EXERCISE BRIEF → Leaving out every picture, quote the data below exactly as it appears.

>> BEGIN DATA FOR PROCESSING

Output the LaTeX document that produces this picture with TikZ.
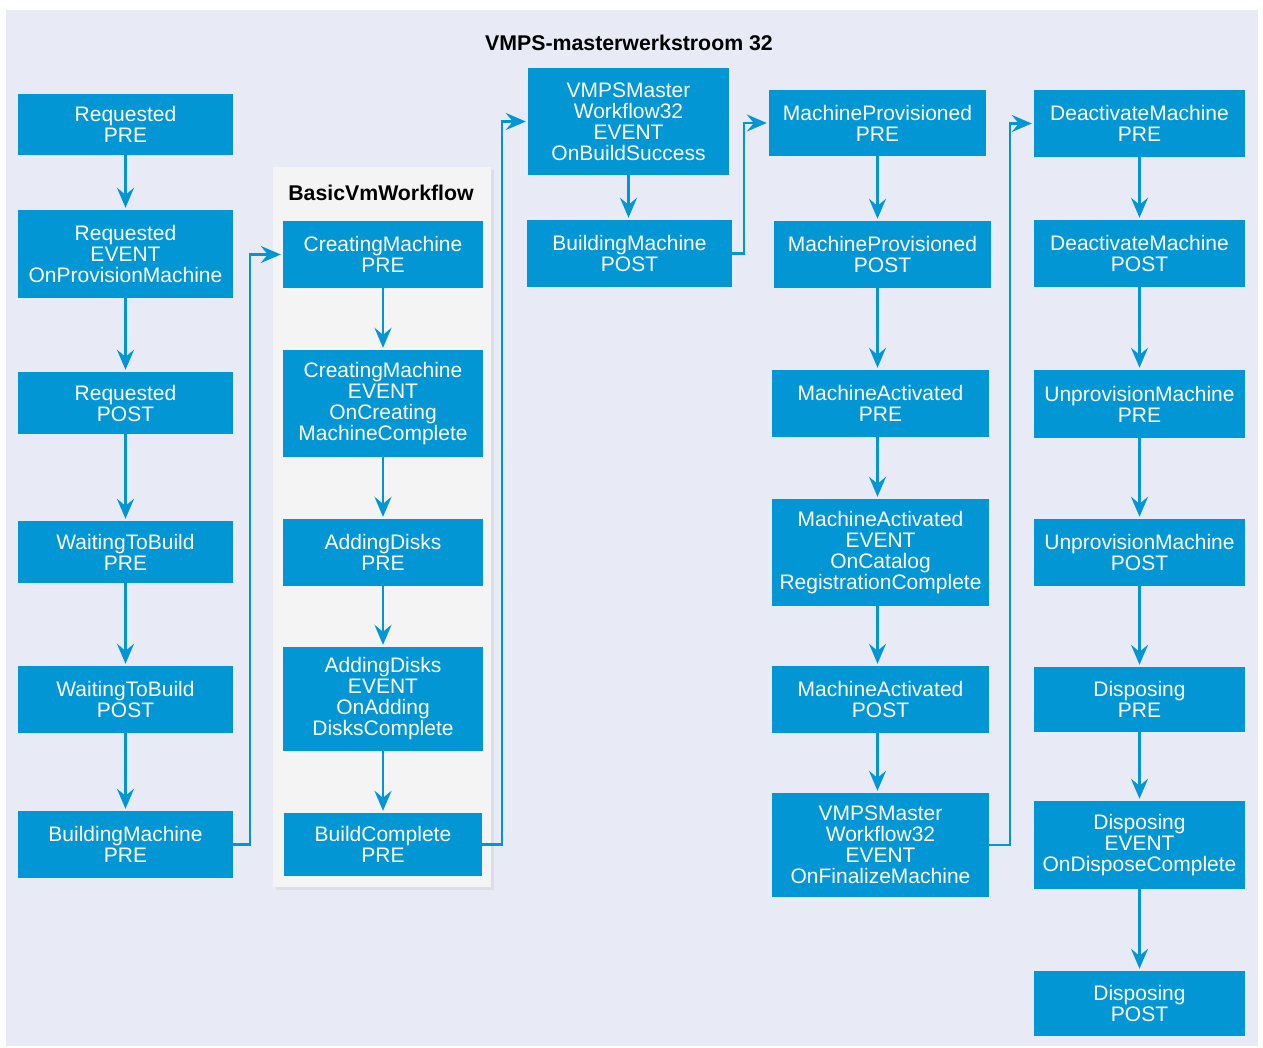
\documentclass[tikz,border=0pt]{standalone}
\usepackage{fontspec}
\setmainfont{Liberation Sans}
\usetikzlibrary{arrows.meta,shadows}
\definecolor{vmblue}{HTML}{0396D4}
\definecolor{vmback}{HTML}{E8EAF6}
\definecolor{vmpanel}{HTML}{F4F4F4}

\begin{document}
\begin{tikzpicture}[x=1pt,y=-1pt,
	wf/.style={fill=vmblue,text=white,align=center,inner sep=0pt,font=\fontsize{21}{21}\selectfont},
	heading/.style={font=\fontsize{21.3}{21}\selectfont\bfseries,inner sep=0pt},
	flow/.style={draw=vmblue,line width=2.5pt,-{Stealth[length=20pt,width=17pt,inset=7pt]},shorten >=2pt}]
		% page and background
		\fill[white] (0,0) rectangle (1263,1048);
		\fill[vmback] (6,10) rectangle (1258,1046);
		\fill[vmpanel,drop shadow={shadow xshift=3pt,shadow yshift=-3pt,opacity=0.12}] (273,167) rectangle (491,887);
		\node[heading] (title) at (629,43) {VMPS-masterwerkstroom 32};
		\node[heading] (basic) at (381,193) {BasicVmWorkflow};
		%first column
		\node[wf,minimum width=215,minimum height=61] (rqpre) at (125.5,124.5) {Requested\\PRE};
		\node[wf,minimum width=215,minimum height=88] (rqevent) at (125.5,254) {Requested\\EVENT\\OnProvisionMachine};
		\node[wf,minimum width=215,minimum height=62] (rqpost) at (125.5,403) {Requested\\POST};
		\node[wf,minimum width=215,minimum height=62] (wtbpre) at (125.5,552) {WaitingToBuild\\PRE};
		\node[wf,minimum width=215,minimum height=67] (wtbpost) at (125.5,699.5) {WaitingToBuild\\POST};
		\node[wf,minimum width=215,minimum height=67] (bmpre) at (125.5,844.5) {BuildingMachine\\PRE};
		%BasicVmWorkflow
		\node[wf,minimum width=200,minimum height=67] (cmpre) at (383,254.5) {CreatingMachine\\PRE};
		\node[wf,minimum width=200,minimum height=107] (cmevent) at (383,403.5) {CreatingMachine\\EVENT\\OnCreating\\MachineComplete};
		\node[wf,minimum width=200,minimum height=67] (adpre) at (383,552.5) {AddingDisks\\PRE};
		\node[wf,minimum width=200,minimum height=104] (adevent) at (383,699) {AddingDisks\\EVENT\\OnAdding\\DisksComplete};
		\node[wf,minimum width=198,minimum height=63] (bcpre) at (383,844.5) {BuildComplete\\PRE};
		%third column
		\node[wf,minimum width=201,minimum height=107] (vmbuild) at (628.5,121.5) {VMPSMaster\\Workflow32\\EVENT\\OnBuildSuccess};
		\node[wf,minimum width=205,minimum height=67] (bmpost) at (629.5,253.5) {BuildingMachine\\POST};
		%fourth column
		\node[wf,minimum width=217,minimum height=66] (mppre) at (877.5,123) {MachineProvisioned\\PRE};
		\node[wf,minimum width=217,minimum height=67] (mppost) at (882.5,254.5) {MachineProvisioned\\POST};
		\node[wf,minimum width=217,minimum height=67] (mapre) at (880.5,403.5) {MachineActivated\\PRE};
		\node[wf,minimum width=217,minimum height=107] (maevent) at (880.5,552.5) {MachineActivated\\EVENT\\OnCatalog\\RegistrationComplete};
		\node[wf,minimum width=217,minimum height=67] (mapost) at (880.5,699.5) {MachineActivated\\POST};
		\node[wf,minimum width=217,minimum height=104] (vmfinal) at (880.5,845) {VMPSMaster\\Workflow32\\EVENT\\OnFinalizeMachine};
		%fifth column
		\node[wf,minimum width=211,minimum height=67] (dmpre) at (1139.5,123.5) {DeactivateMachine\\PRE};
		\node[wf,minimum width=211,minimum height=67] (dmpost) at (1139.5,253.5) {DeactivateMachine\\POST};
		\node[wf,minimum width=211,minimum height=68] (umpre) at (1139.5,404) {UnprovisionMachine\\PRE};
		\node[wf,minimum width=211,minimum height=67] (umpost) at (1139.5,552.5) {UnprovisionMachine\\POST};
		\node[wf,minimum width=211,minimum height=65] (dppre) at (1139.5,699.5) {Disposing\\PRE};
		\node[wf,minimum width=211,minimum height=88] (dpevent) at (1139.5,845) {Disposing\\EVENT\\OnDisposeComplete};
		\node[wf,minimum width=211,minimum height=65] (dppost) at (1139.5,1003.5) {Disposing\\POST};
		%arrows down each column (\c gives the x of the arrow)
		\foreach \a/\b/\c in {rqpre/rqevent/rqpre,rqevent/rqpost/rqpre,rqpost/wtbpre/rqpre,wtbpre/wtbpost/rqpre,wtbpost/bmpre/rqpre,
				cmpre/cmevent/cmpre,cmevent/adpre/cmpre,adpre/adevent/cmpre,adevent/bcpre/cmpre,vmbuild/bmpost/vmbuild,
				mppre/mppost/mppre,mppost/mapre/mppre,mapre/maevent/mppre,maevent/mapost/mppre,mapost/vmfinal/mppre,
				dmpre/dmpost/dmpre,dmpost/umpre/dmpre,umpre/umpost/dmpre,umpost/dppre/dmpre,dppre/dpevent/dmpre,dpevent/dppost/dmpre}
			\draw[flow] (\a.south -| \c.south) -- (\b.north -| \c.south);
		%arrows to the next column
		\draw[flow] (bmpre.east) -- ++(17,0) |- (cmpre.west);
		\draw[flow] (bcpre.east) -- ++(20,0) |- (vmbuild.west);
		\draw[flow] (bmpost.east) -- ++(12,0) |- (mppre.west);
		\draw[flow] (vmfinal.east) -- ++(21,0) |- (dmpre.west);
\end{tikzpicture}
\end{document}
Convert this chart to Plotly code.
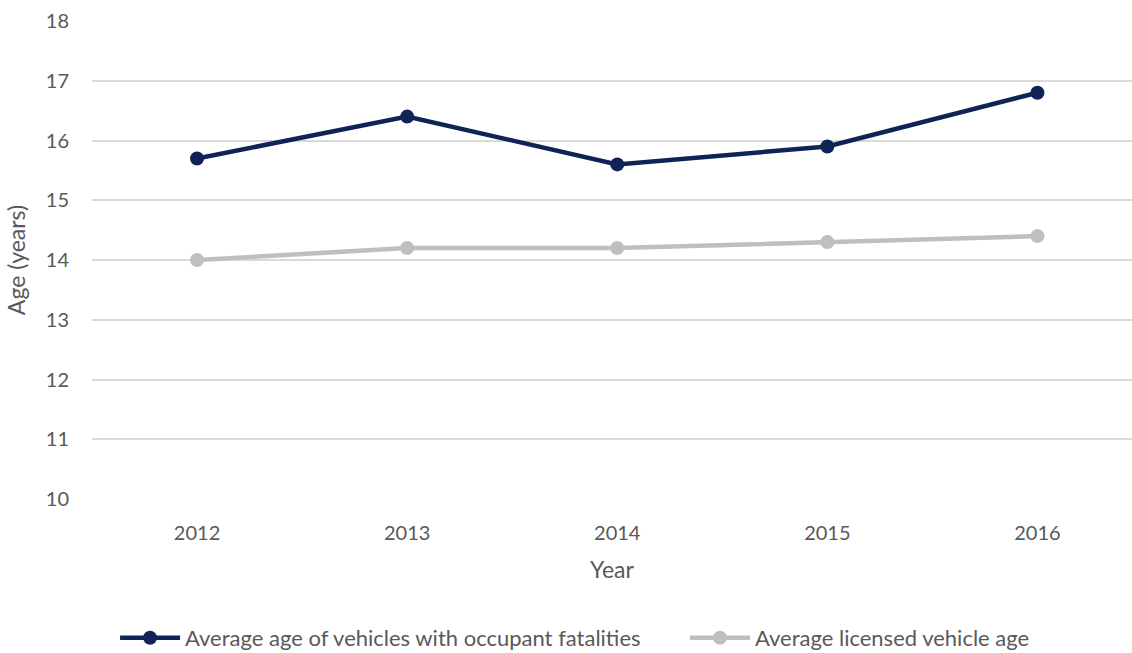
import plotly.graph_objects as go

years = ["2012", "2013", "2014", "2015", "2016"]
fatal_age = [15.7, 16.4, 15.6, 15.9, 16.8]
licensed_age = [14.0, 14.2, 14.2, 14.3, 14.4]
series_names = ["Average age of vehicles with occupant fatalities",
                "Average licensed vehicle age"]

FONT = "Lato"
TXT = "#595959"
PAD = "\u00a0" * 7

fig = go.Figure()
fig.add_trace(go.Scatter(
    x=years, y=fatal_age, mode="lines+markers",
    name=series_names[0] + PAD,
    line=dict(color="#0f2357", width=4.5),
    marker=dict(size=14, color="#0f2357"),
))
fig.add_trace(go.Scatter(
    x=years, y=licensed_age, mode="lines+markers",
    name=series_names[1],
    line=dict(color="#bfbfbf", width=4.5),
    marker=dict(size=14, color="#bfbfbf"),
))

fig.update_layout(
    width=1132, height=653,
    margin=dict(l=92, r=0, t=21, b=154),
    paper_bgcolor="white", plot_bgcolor="white",
    font=dict(family=FONT, color=TXT, size=20),
    showlegend=True,
    legend=dict(orientation="h", xref="container", yref="container",
                x=0.508, xanchor="center", y=0.023, yanchor="middle",
                font=dict(size=22, color=TXT), itemwidth=60),
    xaxis=dict(type="category", range=[-0.5, 4.45], showgrid=False,
               showline=False, zeroline=False, ticks="",
               tickfont=dict(size=20, color=TXT), ticklabelstandoff=20,
               title=dict(text="Year", font=dict(size=23, color=TXT), standoff=18)),
    yaxis=dict(range=[10, 18], dtick=1, showgrid=True, gridcolor="#d9d9d9",
               gridwidth=2, zeroline=False, showline=False, ticks="",
               tickfont=dict(size=20, color=TXT), ticklabelstandoff=22,
               title=dict(text="Age (years)", font=dict(size=23, color=TXT), standoff=13)),
)

fig.write_html("out.html")
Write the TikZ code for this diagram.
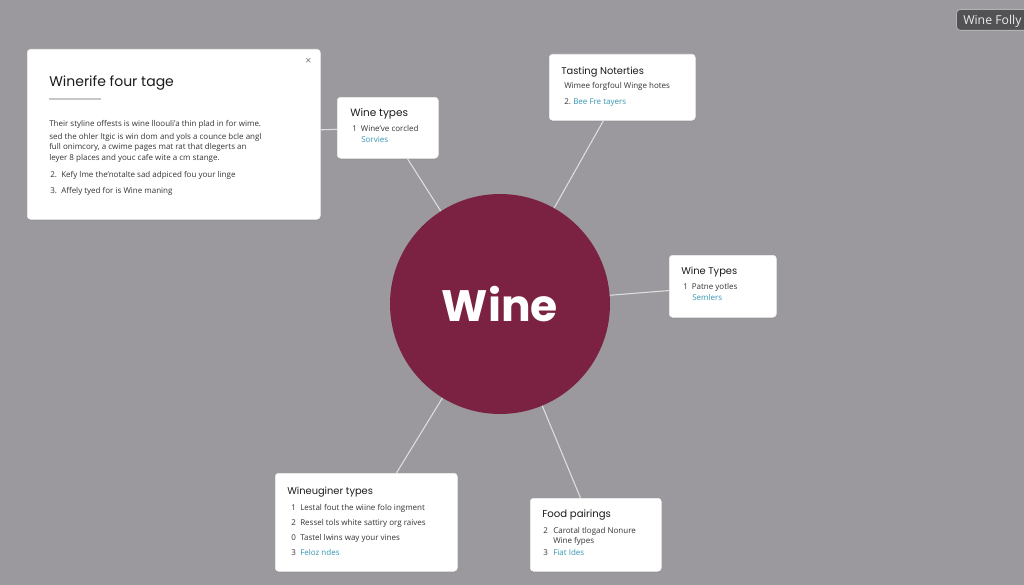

>> END DATA FOR PROCESSING

EXERCISE ANSWER →
Output the LaTeX document that produces this picture with TikZ.
\documentclass[tikz,border=0pt]{standalone}
\usepackage{fontspec}
\setmainfont{Liberation Sans}
\usetikzlibrary{arrows.meta,shadows}
\definecolor{vmblue}{HTML}{0396D4}
\definecolor{vmback}{HTML}{E8EAF6}
\definecolor{vmpanel}{HTML}{F4F4F4}

\begin{document}
\begin{tikzpicture}[x=1pt,y=-1pt,
	wf/.style={fill=vmblue,text=white,align=center,inner sep=0pt,font=\fontsize{21}{21}\selectfont},
	heading/.style={font=\fontsize{21.3}{21}\selectfont\bfseries,inner sep=0pt},
	flow/.style={draw=vmblue,line width=2.5pt,-{Stealth[length=20pt,width=17pt,inset=7pt]},shorten >=2pt}]
		% page and background
		\fill[white] (0,0) rectangle (1263,1048);
		\fill[vmback] (6,10) rectangle (1258,1046);
		\fill[vmpanel,drop shadow={shadow xshift=3pt,shadow yshift=-3pt,opacity=0.12}] (273,167) rectangle (491,887);
		\node[heading] (title) at (629,43) {VMPS-masterwerkstroom 32};
		\node[heading] (basic) at (381,193) {BasicVmWorkflow};
		%first column
		\node[wf,minimum width=215,minimum height=61] (rqpre) at (125.5,124.5) {Requested\\PRE};
		\node[wf,minimum width=215,minimum height=88] (rqevent) at (125.5,254) {Requested\\EVENT\\OnProvisionMachine};
		\node[wf,minimum width=215,minimum height=62] (rqpost) at (125.5,403) {Requested\\POST};
		\node[wf,minimum width=215,minimum height=62] (wtbpre) at (125.5,552) {WaitingToBuild\\PRE};
		\node[wf,minimum width=215,minimum height=67] (wtbpost) at (125.5,699.5) {WaitingToBuild\\POST};
		\node[wf,minimum width=215,minimum height=67] (bmpre) at (125.5,844.5) {BuildingMachine\\PRE};
		%BasicVmWorkflow
		\node[wf,minimum width=200,minimum height=67] (cmpre) at (383,254.5) {CreatingMachine\\PRE};
		\node[wf,minimum width=200,minimum height=107] (cmevent) at (383,403.5) {CreatingMachine\\EVENT\\OnCreating\\MachineComplete};
		\node[wf,minimum width=200,minimum height=67] (adpre) at (383,552.5) {AddingDisks\\PRE};
		\node[wf,minimum width=200,minimum height=104] (adevent) at (383,699) {AddingDisks\\EVENT\\OnAdding\\DisksComplete};
		\node[wf,minimum width=198,minimum height=63] (bcpre) at (383,844.5) {BuildComplete\\PRE};
		%third column
		\node[wf,minimum width=201,minimum height=107] (vmbuild) at (628.5,121.5) {VMPSMaster\\Workflow32\\EVENT\\OnBuildSuccess};
		\node[wf,minimum width=205,minimum height=67] (bmpost) at (629.5,253.5) {BuildingMachine\\POST};
		%fourth column
		\node[wf,minimum width=217,minimum height=66] (mppre) at (877.5,123) {MachineProvisioned\\PRE};
		\node[wf,minimum width=217,minimum height=67] (mppost) at (882.5,254.5) {MachineProvisioned\\POST};
		\node[wf,minimum width=217,minimum height=67] (mapre) at (880.5,403.5) {MachineActivated\\PRE};
		\node[wf,minimum width=217,minimum height=107] (maevent) at (880.5,552.5) {MachineActivated\\EVENT\\OnCatalog\\RegistrationComplete};
		\node[wf,minimum width=217,minimum height=67] (mapost) at (880.5,699.5) {MachineActivated\\POST};
		\node[wf,minimum width=217,minimum height=104] (vmfinal) at (880.5,845) {VMPSMaster\\Workflow32\\EVENT\\OnFinalizeMachine};
		%fifth column
		\node[wf,minimum width=211,minimum height=67] (dmpre) at (1139.5,123.5) {DeactivateMachine\\PRE};
		\node[wf,minimum width=211,minimum height=67] (dmpost) at (1139.5,253.5) {DeactivateMachine\\POST};
		\node[wf,minimum width=211,minimum height=68] (umpre) at (1139.5,404) {UnprovisionMachine\\PRE};
		\node[wf,minimum width=211,minimum height=67] (umpost) at (1139.5,552.5) {UnprovisionMachine\\POST};
		\node[wf,minimum width=211,minimum height=65] (dppre) at (1139.5,699.5) {Disposing\\PRE};
		\node[wf,minimum width=211,minimum height=88] (dpevent) at (1139.5,845) {Disposing\\EVENT\\OnDisposeComplete};
		\node[wf,minimum width=211,minimum height=65] (dppost) at (1139.5,1003.5) {Disposing\\POST};
		%arrows down each column (\c gives the x of the arrow)
		\foreach \a/\b/\c in {rqpre/rqevent/rqpre,rqevent/rqpost/rqpre,rqpost/wtbpre/rqpre,wtbpre/wtbpost/rqpre,wtbpost/bmpre/rqpre,
				cmpre/cmevent/cmpre,cmevent/adpre/cmpre,adpre/adevent/cmpre,adevent/bcpre/cmpre,vmbuild/bmpost/vmbuild,
				mppre/mppost/mppre,mppost/mapre/mppre,mapre/maevent/mppre,maevent/mapost/mppre,mapost/vmfinal/mppre,
				dmpre/dmpost/dmpre,dmpost/umpre/dmpre,umpre/umpost/dmpre,umpost/dppre/dmpre,dppre/dpevent/dmpre,dpevent/dppost/dmpre}
			\draw[flow] (\a.south -| \c.south) -- (\b.north -| \c.south);
		%arrows to the next column
		\draw[flow] (bmpre.east) -- ++(17,0) |- (cmpre.west);
		\draw[flow] (bcpre.east) -- ++(20,0) |- (vmbuild.west);
		\draw[flow] (bmpost.east) -- ++(12,0) |- (mppre.west);
		\draw[flow] (vmfinal.east) -- ++(21,0) |- (dmpre.west);
\end{tikzpicture}
\end{document}
Convert this chart to Plotly code.
import plotly.graph_objects as go

years = ["2012", "2013", "2014", "2015", "2016"]
fatal_age = [15.7, 16.4, 15.6, 15.9, 16.8]
licensed_age = [14.0, 14.2, 14.2, 14.3, 14.4]
series_names = ["Average age of vehicles with occupant fatalities",
                "Average licensed vehicle age"]

FONT = "Lato"
TXT = "#595959"
PAD = "\u00a0" * 7

fig = go.Figure()
fig.add_trace(go.Scatter(
    x=years, y=fatal_age, mode="lines+markers",
    name=series_names[0] + PAD,
    line=dict(color="#0f2357", width=4.5),
    marker=dict(size=14, color="#0f2357"),
))
fig.add_trace(go.Scatter(
    x=years, y=licensed_age, mode="lines+markers",
    name=series_names[1],
    line=dict(color="#bfbfbf", width=4.5),
    marker=dict(size=14, color="#bfbfbf"),
))

fig.update_layout(
    width=1132, height=653,
    margin=dict(l=92, r=0, t=21, b=154),
    paper_bgcolor="white", plot_bgcolor="white",
    font=dict(family=FONT, color=TXT, size=20),
    showlegend=True,
    legend=dict(orientation="h", xref="container", yref="container",
                x=0.508, xanchor="center", y=0.023, yanchor="middle",
                font=dict(size=22, color=TXT), itemwidth=60),
    xaxis=dict(type="category", range=[-0.5, 4.45], showgrid=False,
               showline=False, zeroline=False, ticks="",
               tickfont=dict(size=20, color=TXT), ticklabelstandoff=20,
               title=dict(text="Year", font=dict(size=23, color=TXT), standoff=18)),
    yaxis=dict(range=[10, 18], dtick=1, showgrid=True, gridcolor="#d9d9d9",
               gridwidth=2, zeroline=False, showline=False, ticks="",
               tickfont=dict(size=20, color=TXT), ticklabelstandoff=22,
               title=dict(text="Age (years)", font=dict(size=23, color=TXT), standoff=13)),
)

fig.write_html("out.html")
Write the TikZ code for this diagram.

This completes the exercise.